Circes Tod

von

Im Alter von 94 Jahren war die Frau, die mein Leben am meisten beeinträchtigt, die dem Paradies meiner Kindheit und der heilen Welt meines Zuhauses ein jähes Ende bereitet hatte, unvermittelt gestorben. Was ich mir in jungen Jahren so sehr gewünscht hatte, war eingetreten. Ihr Tod brachte zwar einiges durcheinander, veränderte jedoch entgegen all meinen Hoffnungen nicht viel. Ich flog öfters nach Madrid um ihre Wohnung aufzulösen, um mich endgültig von meiner Vergangenheit zu verabschieden.

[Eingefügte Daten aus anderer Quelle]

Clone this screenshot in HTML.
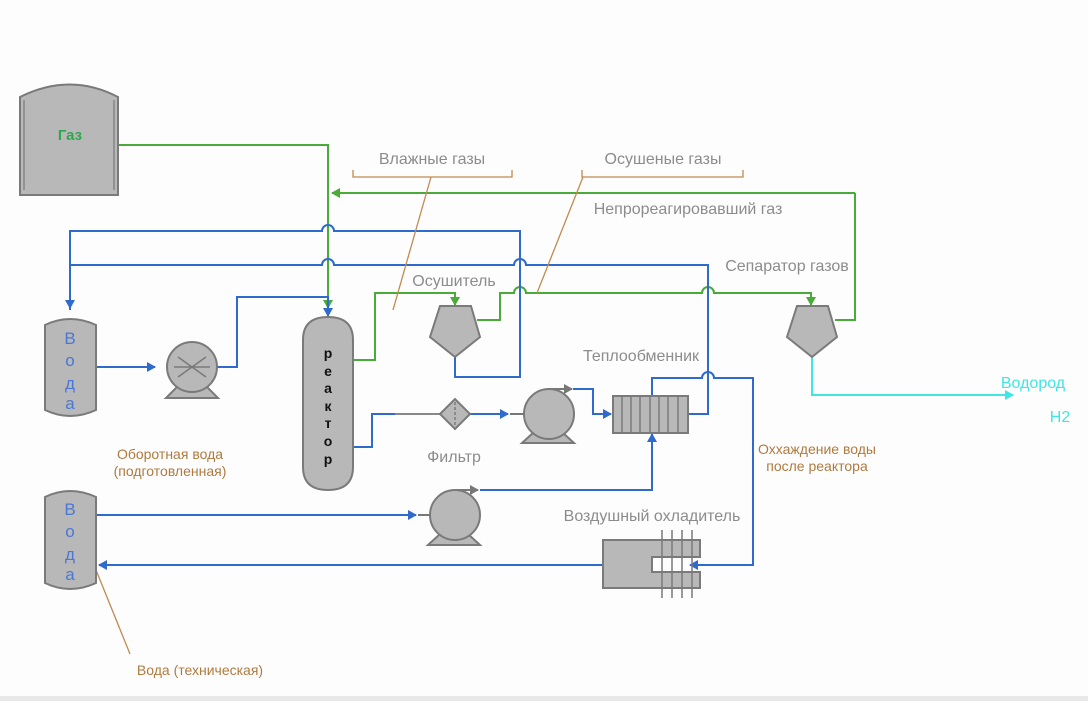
<!DOCTYPE html>
<html><head><meta charset="utf-8"><style>
html,body{margin:0;padding:0;background:#fdfdfd;}
svg{display:block}
text{font-family:"Liberation Sans","DejaVu Sans",sans-serif;}
</style></head><body>
<svg width="1088" height="701" viewBox="0 0 1088 701" xmlns="http://www.w3.org/2000/svg">
<defs>
<marker id="ab" markerWidth="10" markerHeight="10" refX="8" refY="5" orient="auto" markerUnits="userSpaceOnUse"><path d="M0,0 L9,5 L0,10 z" fill="#2f6bcc"/></marker>
<marker id="ag" markerWidth="10" markerHeight="10" refX="8" refY="5" orient="auto" markerUnits="userSpaceOnUse"><path d="M0,0 L9,5 L0,10 z" fill="#4aaa3a"/></marker>
<marker id="ac" markerWidth="10" markerHeight="10" refX="8" refY="5" orient="auto" markerUnits="userSpaceOnUse"><path d="M0,0 L9,5 L0,10 z" fill="#3ee6e6"/></marker>
<marker id="ay" markerWidth="10" markerHeight="10" refX="8" refY="5" orient="auto" markerUnits="userSpaceOnUse"><path d="M0,0 L9,5 L0,10 z" fill="#777"/></marker>
</defs>
<rect x="0" y="696" width="1088" height="5" fill="#e8e8e8"/>
<g fill="none" stroke-width="2">
<path d="M118,145 H328 V308" stroke="#4aaa3a" marker-end="url(#ag)"/>
<path d="M855,193 H332" stroke="#4aaa3a" marker-end="url(#ag)"/>
<path d="M835,320 H855 V193" stroke="#4aaa3a"/>
<path d="M353,360 H375 V293 H455 V305" stroke="#4aaa3a" marker-end="url(#ag)"/>
<path d="M477,320 H500 V293 H514 a6,6 0 0 1 12,0 H702 a6,6 0 0 1 12,0 H811 V305" stroke="#4aaa3a" marker-end="url(#ag)"/>
<path d="M70,310 V231 H322 a6,6 0 0 1 12,0 H520 V377 H455 V355" stroke="#2f6bcc"/>
<path d="M70,231 V308" stroke="#2f6bcc" marker-end="url(#ab)"/>
<path d="M70,265 H322 a6,6 0 0 1 12,0 H514 a6,6 0 0 1 12,0 H708 V414 H688" stroke="#2f6bcc"/>
<path d="M96,367 H155" stroke="#2f6bcc" marker-end="url(#ab)"/>
<path d="M217,367 H237 V297 H328 V316" stroke="#2f6bcc" marker-end="url(#ab)"/>
<path d="M353,447 H372 V414 H395" stroke="#2f6bcc"/>
<path d="M470,414 H508" stroke="#2f6bcc" marker-end="url(#ab)"/>
<path d="M573,389 H593 V414 H611" stroke="#2f6bcc" marker-end="url(#ab)"/>
<path d="M480,490 H652 V434" stroke="#2f6bcc" marker-end="url(#ab)"/>
<path d="M96,515 H416" stroke="#2f6bcc" marker-end="url(#ab)"/>
<path d="M652,395 V378 H702 a6,6 0 0 1 12,0 H753 V565 H690" stroke="#2f6bcc" marker-end="url(#ab)"/>
<path d="M603,565 H99" stroke="#2f6bcc" marker-end="url(#ab)"/>
<path d="M395,414 H440" stroke="#888"/>
<path d="M510,414 H555" stroke="#777" marker-end="url(#ay)"/>
<path d="M548,389 H572" stroke="#777" marker-end="url(#ay)"/>
<path d="M418,515 H462" stroke="#777" marker-end="url(#ay)"/>
<path d="M455,490 H478" stroke="#777" marker-end="url(#ay)"/>
<path d="M812,355 V395 H1013" stroke="#3ee6e6" marker-end="url(#ac)"/>
<path d="M353,170 V177 H512 V170 M431,177 L393,310" stroke="#c08a50" stroke-width="1.3"/>
<path d="M582,170 V177 H743 V170 M583,177 L537,293" stroke="#c08a50" stroke-width="1.3"/>
<path d="M96,570 L130,654" stroke="#c08a50" stroke-width="1.3"/>
</g>
<g fill="#b8b8b8" stroke="#7a7a7a" stroke-width="2">
<path d="M20,97 Q70,72 118,97 V195 H20 Z"/>
<path d="M45,325 Q70,313 96,325 V410 Q70,422 45,410 Z"/>
<path d="M45,497 Q70,485 96,497 V583 Q70,595 45,583 Z"/>
<path d="M303,340 Q303,317 328,317 Q353,317 353,340 V467 Q353,490 328,490 Q303,490 303,467 Z"/>
<path d="M166,398 L178,386 H206 L218,398 Z"/>
<circle cx="192" cy="367" r="25"/>
<path d="M522,443 L534,432 H562 L574,443 Z"/>
<circle cx="549" cy="414" r="25"/>
<path d="M428,545 L440,534 H468 L480,545 Z"/>
<circle cx="455" cy="515" r="25"/>
<path d="M440,414 L455,399 L470,414 L455,429 Z"/>
<path d="M440,306 H471 L480,337 L455,357 L430,337 Z"/>
<path d="M797,306 H828 L837,337 L812,357 L787,337 Z"/>
<rect x="613" y="396" width="75" height="37"/>
<path d="M603,540 H700 V557 H652 V572 H700 V588 H603 Z"/>
</g>
<g stroke="#7a7a7a" stroke-width="1.5" fill="none">
<path d="M24,100 V190 M114,100 V190" stroke-width="1.2"/>
<path d="M178,357 L206,377 M178,377 L206,357 M174,367 H210"/>
<path d="M455,402 V426" stroke-dasharray="3,2"/>
<path d="M622,396 V433 M631,396 V433 M640,396 V433 M650,396 V433 M659,396 V433 M668,396 V433 M678,396 V433"/>
<path d="M662,530 V598 M672,530 V598 M682,530 V598 M692,530 V598"/>
</g>
<text x="70" y="140" font-size="15" fill="#2ea84a" text-anchor="middle" font-weight="bold">Газ</text>
<g font-size="17" fill="#4a78d4" text-anchor="middle">
<text x="70" y="344">В</text><text x="70" y="366">о</text><text x="70" y="389">д</text><text x="70" y="409">а</text>
<text x="70" y="515">В</text><text x="70" y="537">о</text><text x="70" y="560">д</text><text x="70" y="580">а</text>
</g>
<g font-size="14" fill="#111" text-anchor="middle" font-weight="bold">
<text x="328" y="358">р</text><text x="328" y="376">е</text><text x="328" y="393">а</text><text x="328" y="411">к</text><text x="328" y="428">т</text><text x="328" y="446">о</text><text x="328" y="464">р</text>
</g>
<g font-size="16" fill="#8c8c8c" text-anchor="middle">
<text x="432" y="164">Влажные газы</text>
<text x="663" y="164">Осушеные газы</text>
<text x="688" y="214">Непрореагировавший газ</text>
<text x="787" y="271">Сепаратор газов</text>
<text x="454" y="286">Осушитель</text>
<text x="641" y="361">Теплообменник</text>
<text x="454" y="462">Фильтр</text>
<text x="652" y="521">Воздушный охладитель</text>
</g>
<g font-size="14" fill="#b07a3e" text-anchor="middle">
<text x="170" y="459">Оборотная вода</text>
<text x="170" y="476">(подготовленная)</text>
<text x="817" y="454">Оххаждение воды</text>
<text x="817" y="471">после реактора</text>
<text x="200" y="675">Вода (техническая)</text>
</g>
<text x="1033" y="388" font-size="16" fill="#3ee6e6" text-anchor="middle">Водород</text>
<text x="1060" y="422" font-size="16" fill="#3ee6e6" text-anchor="middle">H2</text>
</svg>
</body></html>
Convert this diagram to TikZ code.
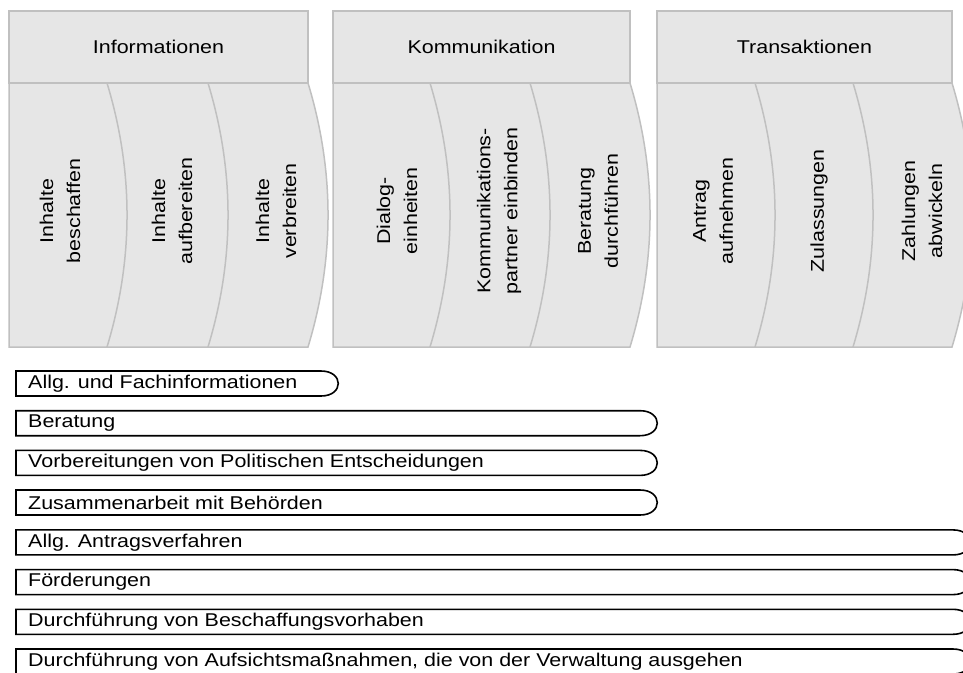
\documentclass[tikz,border=0pt]{standalone}
\usepackage{fontspec}
\setmainfont{Liberation Sans}[FakeStretch=1.16]
\definecolor{segfill}{HTML}{E6E6E6}
\definecolor{segline}{HTML}{C0C0C0}
\newcommand\mysegment[2]{\path[seg] (#1,83) -- (#2,83) .. controls (#2+26.7,171) and (#2+26.7,259) .. (#2,347) -- (#1,347) -- cycle;}
\newcommand\mybar[4]{%
  \path[bar] (16,#1) -- (#2-17,#1) .. controls (#2+6,#1) and (#2+6,#1+25) .. (#2-17,#1+25) -- (16,#1+25) -- cycle;
  \node[btext] (#4) at (28,#1+12.5) {#3};}
\begin{document}
\begin{tikzpicture}[x=1pt,y=-1pt,
  seg/.style={fill=segfill,draw=segline,line width=1.5pt},
  hdr/.style={fill=segfill,draw=segline,line width=1.5pt},
  bar/.style={fill=white,draw=black,line width=1.6pt},
  vtext/.style={rotate=90,align=center,font=\fontsize{18.5}{27}\selectfont,inner sep=0pt},
  htext/.style={font=\fontsize{18.5}{22}\selectfont,inner sep=0pt},
  btext/.style={anchor=west,font=\fontsize{18.5}{22}\selectfont,inner sep=0pt}]
\useasboundingbox (0,0) rectangle (963,672);
\clip (0,0) rectangle (963,672);
% group 1
\mysegment{208}{308}
\mysegment{107}{208}
\mysegment{9}{107}
\path[hdr] (9,11) rectangle (308,83);
% group 2
\mysegment{530}{630}
\mysegment{430}{530}
\mysegment{333}{430}
\path[hdr] (333,11) rectangle (630,83);
% group 3
\mysegment{853}{952}
\mysegment{755}{853}
\mysegment{657}{755}
\path[hdr] (657,11) rectangle (952,83);
% header texts
\node[htext] (h1) at (158.5,47) {Informationen};
\node[htext] (h2) at (481.5,47) {Kommunikation};
\node[htext] (h3) at (804.5,47) {Transaktionen};
% vertical texts
\node[vtext] (t11) at (60,211) {Inhalte\\beschaffen};
\node[vtext] (t12) at (172,211) {Inhalte\\aufbereiten};
\node[vtext] (t13) at (276,211) {Inhalte\\verbreiten};
\node[vtext] (t21) at (397,211) {Dialog-\\einheiten};
\node[vtext] (t22) at (499,211) {Kommunikations-\\partner einbinden};
\node[vtext] (t23) at (598,211) {Beratung\\durchführen};
\node[vtext] (t31) at (713,211) {Antrag\\aufnehmen};
\node[vtext] (t32) at (819,211) {Zulassungen};
\node[vtext] (t33) at (922,211) {Zahlungen\\abwickeln};
% bars
\mybar{371}{338}{Allg. und Fachinformationen}{b1}
\mybar{410.7}{657}{Beratung}{b2}
\mybar{450.4}{657}{Vorbereitungen von Politischen Entscheidungen}{b3}
\mybar{490}{657}{Zusammenarbeit mit Behörden}{b4}
\mybar{529.9}{970}{Allg. Antragsverfahren}{b5}
\mybar{569.6}{970}{Förderungen}{b6}
\mybar{609.3}{970}{Durchführung von Beschaffungsvorhaben}{b7}
\mybar{649}{970}{Durchführung von Aufsichtsmaßnahmen, die von der Verwaltung ausgehen}{b8}
\end{tikzpicture}
\end{document}
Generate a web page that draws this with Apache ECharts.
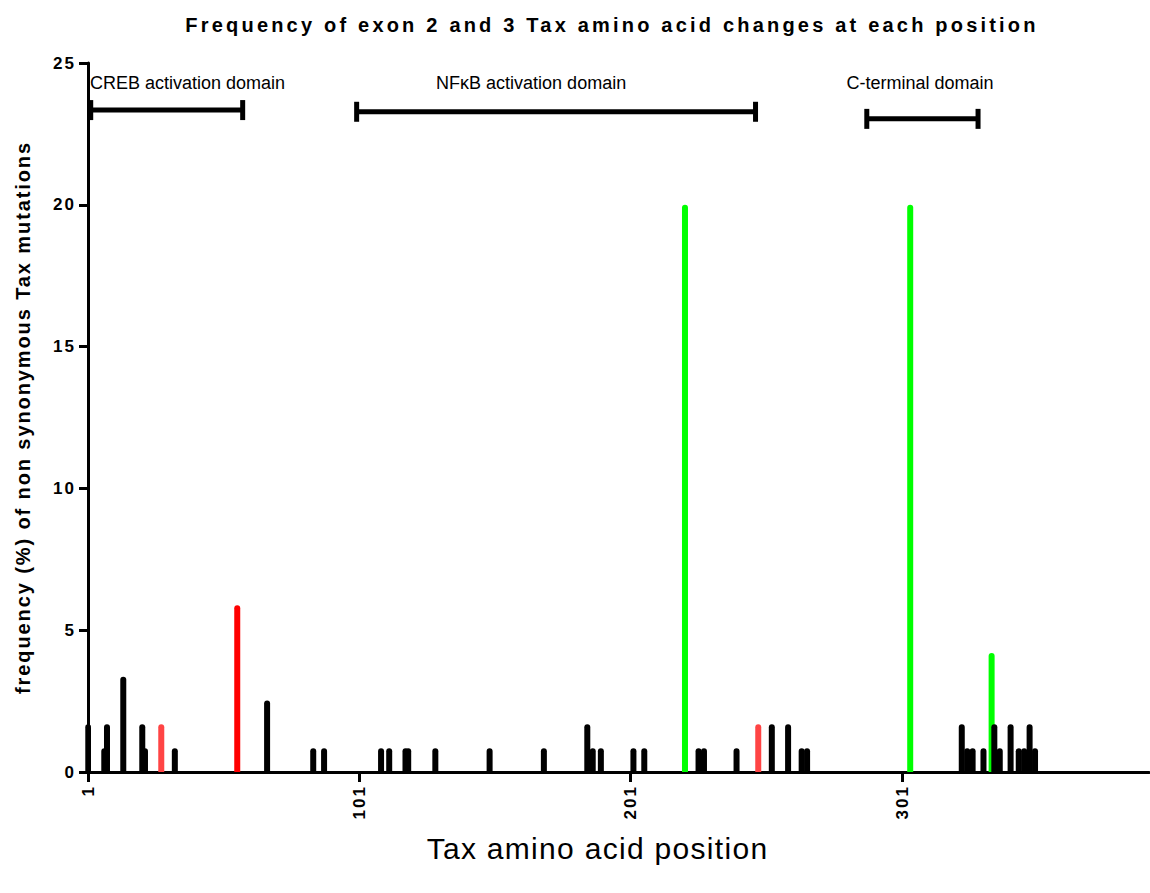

Es war unwiderruflich Herbst geworden; für Madrid und auch für mein Leben.

Wie in einem Kaleidoskop reihten sich Erinnerungen aneinander, vergessene Episoden meiner Kindheit, Geschichten, die mir meine Großeltern ein halbes Jahrhundert zuvor erzählt hatten, verblasste Bilder eines Spaniens aus den 60er und 70er Jahren, in denen die Gewalt des spanischen, gehobenen Mittelstandes alles bestimmte, Embleme meiner geliebten und gefürchteten Geburtsstadt Madrid und all seiner Pracht, Reminiszenzen aus meiner Pubertät, Ereignisse, die meinen Lebensweg mitbestimmt hatten, Versprechen, die ich mir vor Jahrzehnten gegeben hatte, und deren Gültigkeit abgelaufen war.

In der herbstlichen Einsamkeit meines Familienhauses hatte ich sechs Wochen Zeit, mich mit all dem Gewesenen von Angesicht zu Angesicht auseinander zu setzen, mich von vielem zu lösen und eine definitive Entscheidung zu treffen: Madrid und die Vergangenheit endlich hinter mir zu lassen und mich ganz meinem gegenwärtigen Leben zu widmen.

In bunten Skizzen, Tagebucheintragungen und Erzählungen aus meiner Kindheit und Jugend, augenzwinkernden Visionen, anhand von beherzten Gesprächen mit Lama Rinzin und Beschreibungen meines spanischen Geburtshauses und meines geliebten Madrids, erzähle ich in Romanform von dieser intensiven Zeit – während der die Symmetrie der Vergänglichkeit alles umspannte – und erläutere die Erkenntnisse, mit denen ich trotz aller Enttäuschungen und schmerzhaften Prozesse beschenkt wurde.